Once the Web version has been approved by the author and matched to a citation record, the record may be sent to PubMed Central. PMC then performs additional automated QA checks on the submission. If the manuscript passes these checks, a PMCID is generated and assigned to the record. If the record fails these checks, it is returned to NIHMS staff for evaluation. Records may also be returned to NIHMS staff following regular PMC integrity checks.

Records in PMC will remain “hidden” until at least the final publication date of the record, plus any additional embargo period specified by the submitter or author.

Reporting Systems And NIHMS

Image NIHMS-Image008.jpg

In most cases, records created in NIHMS will generate a PMCID, which demonstrates full compliance with the NIH Public Access Policy, although some records in NIHMS are created only to report the association of a grant with a particular paper. NIHMS IDs are an important aspect of both documenting the relationship between grants and articles and the compliance status of those articles.

The NIH Public Access Policy calls for submission of records for non-PMC journals to NIHMS at the time of manuscript acceptance; there is no grace period in the requirements. Lack of an NIHMS ID for applicable papers will cause authors to be reported as non-compliant. NIHMS IDs may be used by NIH-funded parties as evidence of compliance with the Public Access Policy for up to 90 days after the print publication date of the article, after which a PMCID must be used. An NIHMS ID is not permanent evidence of compliance.

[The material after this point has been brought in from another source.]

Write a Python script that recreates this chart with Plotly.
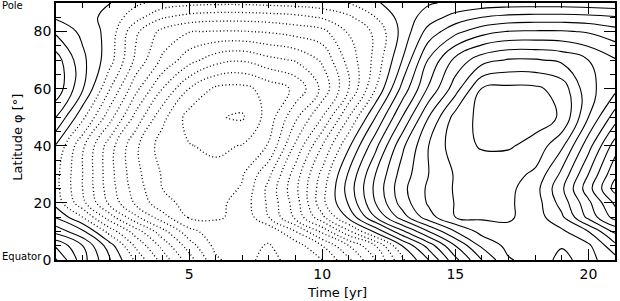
import plotly.graph_objects as go

# time axis (years) and latitude axis (degrees)
time_yr = list(range(22))
latitude = [0, 5, 10, 15, 20, 25, 30, 40, 50, 60, 70, 80, 85, 90]

# field values (one contour = 1 unit)
lat00 = [6.1, 3.4, 1.1, -1.2, -3.4, -5.5, -7.8, -8.7, -9.3, -8.6, -8.0, -6.2, -4.0, -1.2, 1.0, 3.7, 6.0, 7.9, 8.4, 7.8, 8.3, 7.4]
lat05 = [4.85, 3.0, 0.5, -2.2, -4.3, -6.5, -8.3, -8.8, -9.05, -8.5, -7.0, -5.0, -3.0, 0.0, 2.4, 5.0, 7.2, 8.3, 8.6, 8.05, 8.2, 6.3]
lat10 = [2.65, 1.2, -1.4, -3.5, -5.65, -7.65, -8.6, -8.7, -8.75, -7.0, -4.75, -2.2, 0.25, 2.75, 5.0, 7.0, 8.35, 8.7, 8.6, 8.2, 7.0, 4.8]
lat15 = [0.9, -1.0, -3.5, -5.8, -7.6, -9.1, -9.1, -8.8, -7.0, -4.75, -2.25, 0.25, 3.0, 5.5, 7.6, 9.0, 9.15, 9.15, 8.5, 7.2, 4.7, 2.6]
lat20 = [-0.4, -2.7, -5.2, -7.2, -8.7, -9.3, -9.3, -8.6, -6.8, -4.5, -1.3, 1.15, 4.0, 6.45, 8.15, 9.05, 9.2, 9.15, 8.5, 6.6, 4.25, 1.8]
lat25 = [-0.7, -3.0, -5.5, -7.5, -9.0, -9.5, -9.5, -8.9, -6.7, -4.25, -1.4, 1.45, 4.25, 6.7, 8.2, 9.1, 9.3, 9.25, 8.4, 6.2, 3.4, 0.6]
lat30 = [-0.7, -3.0, -5.6, -7.7, -9.1, -9.6, -9.7, -9.1, -7.2, -4.5, -1.7, 1.15, 4.0, 6.45, 8.0, 9.1, 9.4, 9.4, 8.8, 6.75, 4.0, 1.2]
lat40 = [-0.1, -2.8, -5.5, -7.8, -9.5, -9.95, -10.2, -9.95, -8.9, -5.8, -3.0, -0.15, 2.7, 5.75, 8.0, 9.6, 10.1, 10.1, 9.7, 8.2, 5.4, 2.5]
lat50 = [2.0, -0.75, -3.55, -6.35, -8.7, -10.4, -10.92, -11.12, -9.55, -7.2, -5.0, -2.0, 1.0, 4.0, 7.0, 9.4, 10.3, 10.45, 10.4, 9.9, 7.0, 4.5]
lat60 = [3.7, 1.1, -1.9, -4.7, -7.0, -9.0, -10.2, -10.3, -9.6, -8.8, -6.75, -4.0, -1.0, 2.3, 5.15, 7.55, 10.05, 10.25, 10.2, 9.6, 7.3, 6.3]
lat70 = [3.5, 1.25, -0.55, -3.25, -5.2, -6.6, -7.6, -7.9, -7.3, -6.9, -5.85, -3.6, -1.7, 1.0, 4.1, 6.3, 7.6, 8.1, 8.1, 7.8, 7.0, 6.1]
lat80 = [1.8, 0.75, -0.35, -2.8, -4.3, -4.95, -5.05, -5.05, -4.9, -4.6, -4.3, -2.9, -1.8, 0.3, 2.4, 3.7, 4.6, 5.05, 5.1, 5.1, 4.9, 4.4]
lat85 = [0.85, 0.4, -0.3, -1.6, -2.9, -3.4, -3.6, -3.6, -3.5, -3.3, -2.9, -2.2, -1.0, 0.4, 1.5, 2.4, 3.0, 3.3, 3.4, 3.4, 3.3, 3.1]
lat90 = [0.1, 0.1, 0.05, -0.8, -1.4, -1.7, -1.8, -1.8, -1.7, -1.6, -1.4, -1.0, -0.1, 0.4, 0.9, 1.2, 1.4, 1.5, 1.5, 1.5, 1.4, 1.3]

field = [lat00, lat05, lat10, lat15, lat20, lat25, lat30,
         lat40, lat50, lat60, lat70, lat80, lat85, lat90]

x_ticks = [5, 10, 15, 20]
y_ticks = [0, 20, 40, 60, 80]

fig = go.Figure()

# positive levels (and zero): solid
fig.add_trace(go.Contour(
    x=time_yr, y=latitude, z=field,
    autocontour=False,
    contours=dict(start=0, end=10, size=1, coloring='none'),
    line=dict(color='black', width=1.1, smoothing=1.2),
    showscale=False, hoverinfo='skip',
))

# negative levels: dotted
fig.add_trace(go.Contour(
    x=time_yr, y=latitude, z=field,
    autocontour=False,
    contours=dict(start=-11, end=-1, size=1, coloring='none'),
    line=dict(color='black', width=1.3, dash='1px,2.5px', smoothing=1.2),
    showscale=False, hoverinfo='skip',
))

axis_style = dict(
    showline=True, linecolor='black', linewidth=1.5, mirror='ticks',
    ticks='inside', ticklen=11, tickwidth=1, tickcolor='black',
    showgrid=False, zeroline=False, automargin=False,
    tickfont=dict(size=14),
)

fig.update_layout(
    width=620, height=301,
    margin=dict(l=56, r=5, t=3, b=41),
    plot_bgcolor='white', paper_bgcolor='white',
    font=dict(family='DejaVu Sans', size=13, color='black'),
    showlegend=False,
    annotations=[
        dict(text='Pole', xref='paper', yref='paper', x=-0.1, y=0.992,
             xanchor='left', yanchor='middle', showarrow=False,
             font=dict(size=10)),
        dict(text='Equator', xref='paper', yref='paper', x=-0.1, y=0.012,
             xanchor='left', yanchor='middle', showarrow=False,
             font=dict(size=10)),
        dict(text='Time [yr]', xref='paper', yref='paper', x=0.503, y=-0.128,
             xanchor='center', yanchor='middle', showarrow=False,
             font=dict(size=13)),
        dict(text='Latitude φ [°]', xref='paper', yref='paper', x=-0.068, y=0.48,
             xanchor='center', yanchor='middle', showarrow=False,
             textangle=-90, font=dict(size=13)),
    ],
)
fig.update_xaxes(
    range=[0, 21], tickvals=x_ticks,
    minor=dict(dtick=1, tick0=0, ticks='inside', ticklen=5, tickcolor='black'),
    **axis_style,
)
fig.update_yaxes(
    range=[0, 90], tickvals=y_ticks,
    minor=dict(dtick=5, tick0=0, ticks='inside', ticklen=5, tickcolor='black'),
    **axis_style,
)

# page body has a default 8px margin; drop it so the figure sits at the corner
fig.write_html("out.html", config={'displayModeBar': False},
               post_script="document.body.style.margin='0';")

However, NIHMS does not report compliance directly. The system supplies grant and paper associations to a variety of resources and provides status information of NIHMS IDs and PMCIDs when assigned. From these, resources compliance monitoring systems—such as PACM, which provides compliance reports to institutions, and eRA Commons, which provides compliance reports for an individual—calculate article compliance status with respect to the NIH Public Access Policy.